Regardless of what attributes are highlighted, best vision statements benefit greatly from Consistency and Clarity. Very often, making sure that everyone rows in the same direction is more important than what specific direction is chosen, and for that, making the vision and its implications clear, and aligning the organization’s processes, rituals, and habits with each other and with the vision has a tremendous payoff.
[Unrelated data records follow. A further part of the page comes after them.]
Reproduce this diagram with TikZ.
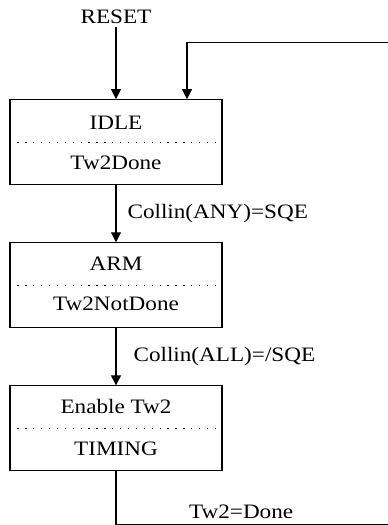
\documentclass[tikz,border=0pt]{standalone}
\usepackage{fontspec}
\setmainfont{Liberation Serif}[FakeStretch=1.13]
\usepackage{tikz}
\usetikzlibrary{arrows.meta,positioning,calc}

\begin{document}
\begin{tikzpicture}[x=1pt,y=1pt,
    font=\fontsize{20.5}{24}\selectfont,
    state/.style={draw,line width=1.1pt,minimum width=212pt,minimum height=85pt,inner sep=0pt},
    txt/.style={inner sep=3pt},
    split/.style={line width=1.3pt,dash pattern=on 1.3pt off 6.6pt},
    flow/.style={line width=1.1pt,-{Triangle[length=10pt,width=10pt]}},
    wire/.style={line width=1.1pt}]
\useasboundingbox (0,0) rectangle (388,-525);

% States
\node[state] (idle) at (116,-142.2) {};
\node[state,below=57pt of idle] (arm) {};
\node[state,below=57pt of arm] (timing) {};

% Dotted splits
\foreach \s in {idle,arm,timing}
    \draw[split] (\s.west) -- ([xshift=-6pt]\s.east);

% State texts
\node[txt] (idletop) at ([yshift=19pt]idle.center) {IDLE};
\node[txt] (idlebot) at ([yshift=-21pt]idle.center) {Tw2Done};
\node[txt] (armtop) at ([yshift=22pt]arm.center) {ARM};
\node[txt] (armbot) at ([yshift=-19pt]arm.center) {Tw2NotDone};
\node[txt] (timingtop) at ([yshift=22pt]timing.center) {Enable Tw2};
\node[txt] (timingbot) at ([yshift=-20pt]timing.center) {TIMING};

% Reset entry
\node[txt,above=72pt of idle] (reset) {RESET};
\draw[flow] (reset.south -| idle.north) -- (idle.north);

% Transitions
\draw[flow] (idle) -- node[txt,right=8pt] {Collin(ANY)=SQE} (arm);
\draw[flow] (arm) -- node[txt,right=14pt] {Collin(ALL)=/SQE} (timing);

% Loop back to IDLE (runs off the right edge)
\coordinate (loopbot) at (388,-524.7);
\coordinate (looptop) at (388,-42.7);
\coordinate (loopin) at ([xshift=71pt]idle.north);
\draw[wire] (timing.south) |- node[txt,above=2pt,pos=0.73] {Tw2=Done} (loopbot);
\draw[flow] (looptop) -| (loopin);
\end{tikzpicture}
\end{document}
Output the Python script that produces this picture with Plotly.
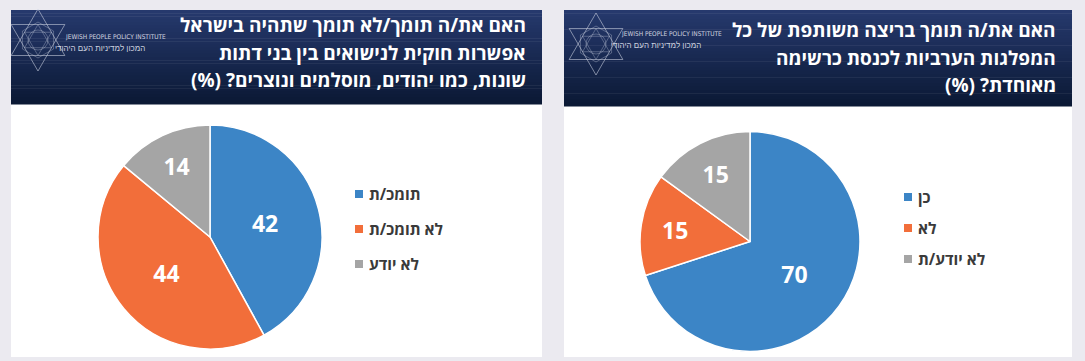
import math
import plotly.graph_objects as go

W, H = 1085, 361

# ---------------- data ----------------
left_title = ["האם את/ה תומך/לא תומך שתהיה בישראל",
              "אפשרות חוקית לנישואים בין בני דתות",
              "שונות, כמו יהודים, מוסלמים ונוצרים? (%)"]
left_labels = ["תומכ/ת", "לא תומכ/ת", "לא יודע"]
left_values = [42, 44, 14]

right_title = ["האם את/ה תומך בריצה משותפת של כל",
               "המפלגות הערביות לכנסת כרשימה",
               "מאוחדת? (%)"]
right_labels = ["כן", "לא", "לא יודע/ת"]
right_values = [70, 15, 15]

colors = ["#3c85c6", "#f26e3a", "#a5a5a5"]

# ---------------- helpers ----------------
def px(x):
    return x / W

def py(y):
    return 1 - y / H

FONT = "Open Sans, Liberation Sans, DejaVu Sans, sans-serif"
RLM = "\u200f"
BG = "#ebeaf0"

fig = go.Figure()
shapes = []
annotations = []

def hex_to_rgb(h):
    h = h.lstrip('#')
    return tuple(int(h[i:i + 2], 16) for i in (0, 2, 4))

def panel(x0, x1, y_top, y_head, y_bot):
    shapes.append(dict(type="rect", xref="paper", yref="paper",
                       x0=px(x0), x1=px(x1), y0=py(y_bot), y1=py(y_top),
                       fillcolor="white", line=dict(width=0), layer="below"))
    top = hex_to_rgb("#26396d")
    bot = hex_to_rgb("#0b1935")
    n = 30
    h = (y_head - y_top) / n
    for i in range(n):
        t = i / (n - 1)
        c = tuple(int(round(top[k] + (bot[k] - top[k]) * t)) for k in range(3))
        shapes.append(dict(type="rect", xref="paper", yref="paper",
                           x0=px(x0), x1=px(x1),
                           y0=py(y_top + (i + 1) * h + 0.5), y1=py(y_top + i * h),
                           fillcolor="rgb(%d,%d,%d)" % c, line=dict(width=0),
                           layer="below"))

def logo(cx, cy, tx, ty):
    r = 31
    lc = "rgba(210,215,230,0.7)"
    def poly(pts):
        return "M " + " L ".join("%f,%f" % (px(x), py(y)) for x, y in pts) + " Z"
    def ring(rad, rot, n):
        return [(cx + rad * math.cos(math.radians(rot + 360 / n * k)),
                 cy - rad * math.sin(math.radians(rot + 360 / n * k))) for k in range(n)]
    for rot in (90, 270):
        shapes.append(dict(type="path", xref="paper", yref="paper",
                           path=poly(ring(r, rot, 3)), line=dict(color=lc, width=0.8)))
    for rot in (90, 270):
        shapes.append(dict(type="path", xref="paper", yref="paper",
                           path=poly(ring(r * 0.5, rot, 3)),
                           line=dict(color="rgba(210,215,230,0.55)", width=0.6)))
    shapes.append(dict(type="path", xref="paper", yref="paper",
                       path=poly(ring(r * 0.58, 30, 6)),
                       line=dict(color="rgba(210,215,230,0.55)", width=0.6)))
    shapes.append(dict(type="circle", xref="paper", yref="paper",
                       x0=px(cx - 10), x1=px(cx + 10), y0=py(cy + 10), y1=py(cy - 10),
                       line=dict(color="rgba(210,215,230,0.55)", width=0.6)))
    annotations.append(dict(xref="paper", yref="paper", x=px(tx), y=py(ty),
                            xanchor="left", yanchor="middle", showarrow=False,
                            text="JEWISH PEOPLE POLICY INSTITUTE",
                            font=dict(family="DejaVu Sans Condensed, Liberation Sans, sans-serif",
                                      size=6.5, color="rgba(225,228,240,0.9)")))
    annotations.append(dict(xref="paper", yref="paper", x=px(tx + 84), y=py(ty + 11),
                            xanchor="right", yanchor="middle", showarrow=False,
                            text="המכון למדיניות העם היהודי",
                            font=dict(family="Liberation Sans, sans-serif",
                                      size=8, color="rgba(225,228,240,0.9)")))

def title(lines, xr, y_first, dy):
    for i, l in enumerate(lines):
        annotations.append(dict(xref="paper", yref="paper", x=px(xr), y=py(y_first + i * dy),
                                xanchor="right", yanchor="middle", align="right",
                                showarrow=False,
                                text="<b>%s</b>" % l + RLM,
                                font=dict(family=FONT, size=19, color="white")))

def legend(labels, x_sq, y0, dy):
    for i, (lab, col) in enumerate(zip(labels, colors)):
        yc = y0 + i * dy
        shapes.append(dict(type="rect", xref="paper", yref="paper",
                           x0=px(x_sq - 4), x1=px(x_sq + 4),
                           y0=py(yc + 4), y1=py(yc - 4),
                           fillcolor=col, line=dict(width=0)))
        annotations.append(dict(xref="paper", yref="paper", x=px(x_sq + 8), y=py(yc),
                                xanchor="left", yanchor="middle", showarrow=False,
                                text="<b>%s</b>" % lab,
                                font=dict(family=FONT, size=15.5, color="#3a3a3a")))

# ---------------- panels ----------------
panel(11, 542, 10, 104, 357)
panel(564, 1072, 10, 106, 357)
logo(38, 40, 63, 37)
logo(596, 44, 619, 34)
title(left_title, 528, 25, 27.5)
title(right_title, 1058, 30, 27.5)
legend(left_labels, 359, 194, 35)
legend(right_labels, 908, 197, 31)

# ---------------- pies ----------------
def pie(labels, values, dom_x, dom_y):
    fig.add_trace(go.Pie(
        labels=labels, values=values, sort=False, direction="clockwise",
        rotation=0, domain=dict(x=dom_x, y=dom_y),
        marker=dict(colors=colors, line=dict(color="white", width=1.5)),
        textinfo="value", textposition="inside", insidetextorientation="horizontal",
        texttemplate="<b>%{value}</b>",
        textfont=dict(family=FONT, size=23, color="white"),
        hoverinfo="label+value", showlegend=False))

pie(left_labels, left_values, [px(98), px(322)], [py(350), py(124)])
pie(right_labels, right_values, [px(640), px(860)], [py(352), py(131)])

fig.update_layout(
    width=W, height=H, margin=dict(l=0, r=0, t=0, b=0),
    paper_bgcolor=BG, plot_bgcolor=BG,
    shapes=shapes, annotations=annotations,
    font=dict(family=FONT), showlegend=False,
)

fig.write_html("out.html", config={"displayModeBar": False},
               post_script="document.body.style.margin='0';"
                           "document.body.style.background='%s';" % BG)
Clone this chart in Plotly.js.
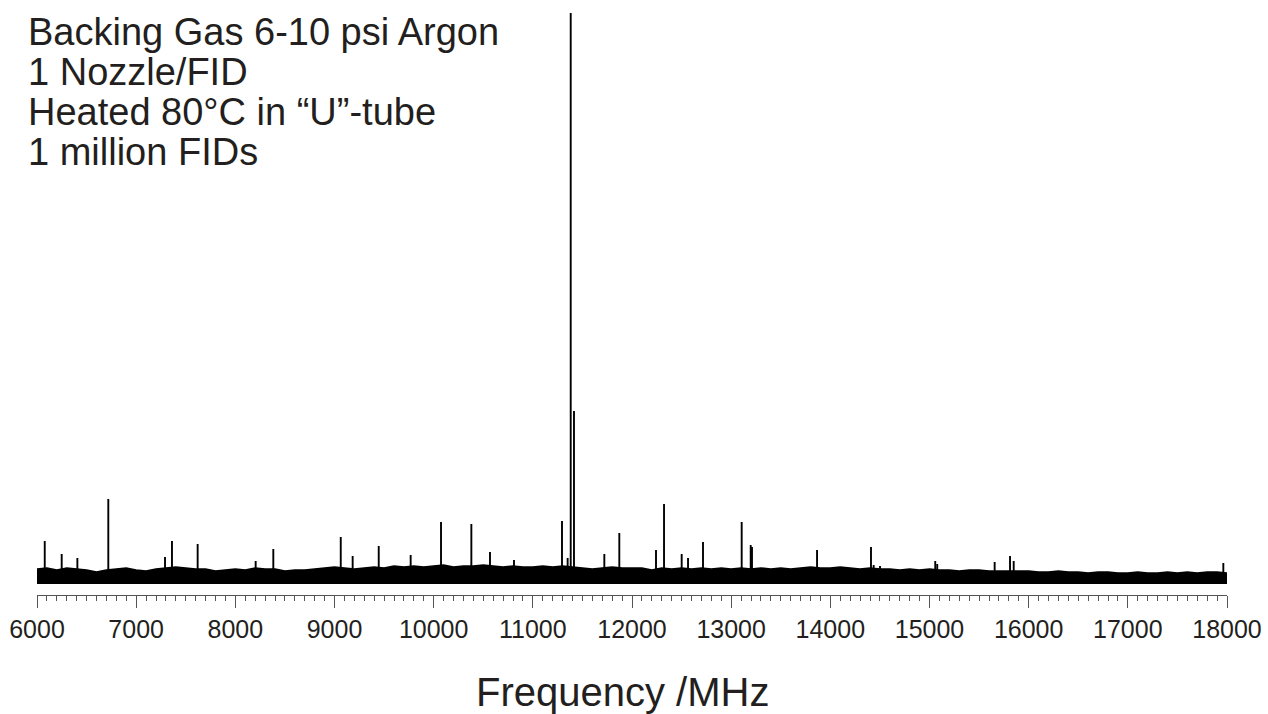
<!DOCTYPE html>
<html>
<head>
<meta charset="utf-8">
<script src="https://cdn.plot.ly/plotly-3.0.1.min.js"></script>
<style>html,body{margin:0;padding:0;background:#fff;}#chart{width:1268px;height:714px;}</style>
</head>
<body>
<div id="chart"></div>
<script>
// Spectrum (relative intensity, arbitrary units)
const xMin = 6000;
const xMax = 18000;
const tickLabels = [6000, 7000, 8000, 9000, 10000, 11000, 12000, 13000, 14000, 15000, 16000, 17000, 18000];

// Upper envelope of the baseline noise band, sampled every 100 MHz from 6000 to 18000
const noiseStep = 100;
const noiseLevel = [
  15, 16, 14, 16, 15, 14, 12, 14, 15, 16,
  14, 13, 15, 16, 17, 16, 15, 15, 13, 14,
  15, 14, 16, 15, 15, 13, 14, 14, 15, 16,
  17, 16, 15, 16, 17, 16, 18, 17, 18, 17,
  18, 19, 17, 18, 18, 19, 18, 17, 18, 17,
  17, 18, 17, 18, 17, 16, 15, 16, 17, 16,
  16, 16, 14, 16, 15, 16, 15, 16, 15, 16,
  15, 16, 15, 16, 15, 16, 15, 16, 17, 16,
  16, 17, 16, 15, 16, 15, 15, 14, 15, 14,
  15, 14, 14, 13, 14, 14, 13, 13, 13, 13,
  13, 12, 12, 13, 12, 12, 11, 12, 12, 11,
  11, 12, 11, 11, 12, 11, 12, 11, 12, 12,
  11
];

// Resolved lines: frequency (MHz) and peak height
const peakFreq = [6078, 6249, 6407, 6719, 7291, 7361, 7620, 8205, 8383, 9063,
  9183, 9446, 9768, 10074, 10380, 10568, 10810, 11294, 11351, 11382,
  11415, 11721, 11872, 12242, 12323, 12501, 12565, 12716, 13106, 13197,
  13210, 13866, 14410, 14437, 14501, 15058, 15078, 15657, 15812, 15849, 17963];
const peakHeight = [43, 30, 26, 85, 27, 43, 40, 23, 35, 47,
  28, 38, 29, 62, 60, 32, 24, 63, 26, 571,
  173, 30, 51, 34, 80, 30, 26, 42, 62, 39,
  37, 34, 37, 19, 18, 23, 20, 22, 28, 23, 21];

const infoLines = [
  'Backing Gas 6-10 psi Argon',
  '1 Nozzle/FID',
  'Heated 80\u00b0C in \u201cU\u201d-tube',
  '1 million FIDs'
];
const xTitle = 'Frequency /MHz';

// Build traces
const noiseX = noiseLevel.map((_, i) => xMin + i * noiseStep);
const stickX = [], stickY = [];
peakFreq.forEach((f, i) => { stickX.push(f, f, null); stickY.push(0, peakHeight[i], null); });

const ink = '#231f20';
const font = 'Liberation Sans, Arial, Helvetica, sans-serif';

const traces = [
  {x: noiseX, y: noiseLevel, type: 'scatter', mode: 'lines', fill: 'tozeroy',
   fillcolor: '#000', line: {color: '#000', width: 1.5}, hoverinfo: 'skip'},
  {x: stickX, y: stickY, type: 'scatter', mode: 'lines',
   line: {color: '#000', width: 1.9}, connectgaps: false}
];

const L = 37, R = 41, T = 12, B = 119, W = 1268, H = 714;
const pw = W - L - R, ph = H - T - B;
const px2x = p => (p - L) / pw;
const py2y = p => (H - B - p) / ph;

const lineY = [32, 72, 112, 152];
const annotations = infoLines.map((t, i) => ({
  text: t, xref: 'paper', yref: 'paper', x: px2x(26), y: py2y(lineY[i]),
  xanchor: 'left', yanchor: 'middle', showarrow: false,
  font: {family: font, size: 38, color: ink}
}));
annotations.push({
  text: xTitle, xref: 'paper', yref: 'paper', x: px2x(622), y: py2y(692),
  xanchor: 'center', yanchor: 'middle', showarrow: false,
  font: {family: font, size: 40, color: ink}
});

const layout = {
  width: W, height: H,
  margin: {l: L, r: R, t: T, b: B, pad: 0},
  paper_bgcolor: '#fff', plot_bgcolor: '#fff',
  showlegend: false,
  xaxis: {
    range: [xMin, xMax], tickvals: tickLabels, ticktext: tickLabels.map(String),
    ticks: 'outside', ticklen: 12, tickwidth: 1, tickcolor: '#555',
    showline: true, linecolor: '#555', linewidth: 1,
    showgrid: false, zeroline: false,
    tickfont: {family: font, size: 25, color: ink},
    minor: {dtick: 100, tick0: 6000, ticks: 'outside', ticklen: 5, tickwidth: 1, tickcolor: '#555', showgrid: false}
  },
  yaxis: {range: [-11, 572], visible: false, showgrid: false, zeroline: false},
  annotations: annotations
};

Plotly.newPlot('chart', traces, layout, {displayModeBar: false, staticPlot: true});
</script>
</body>
</html>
Finally, thoughtful leaders realize that technology vision cannot be static. Technology organizations are dynamic systems, and that is true not just throughout a leader’s tenure, but also across these tenures. A leader who wants to make the vision stick is able to connect to the past – the organization’s scars and burns, its highs and lows. They are intentional about transitions, carefully selecting which aspects of the organization’s operations should change smoothy vs suddenly, and where a compromise (such as a workaround or drift away from the “ideal” vision) may make more sense than a “creative destruction” of the previous vision.

There’s a lot of art to shaping and implementing a technology vision. Fortunately, leaders have a chance to refine and redefine the vision throughout their tenure. For leaders who understand why consistency and transition are important, it helps not to jump to conclusions too soon. After all, just like the leader will end up shaping the organization, the organization may well very end up shaping the leader.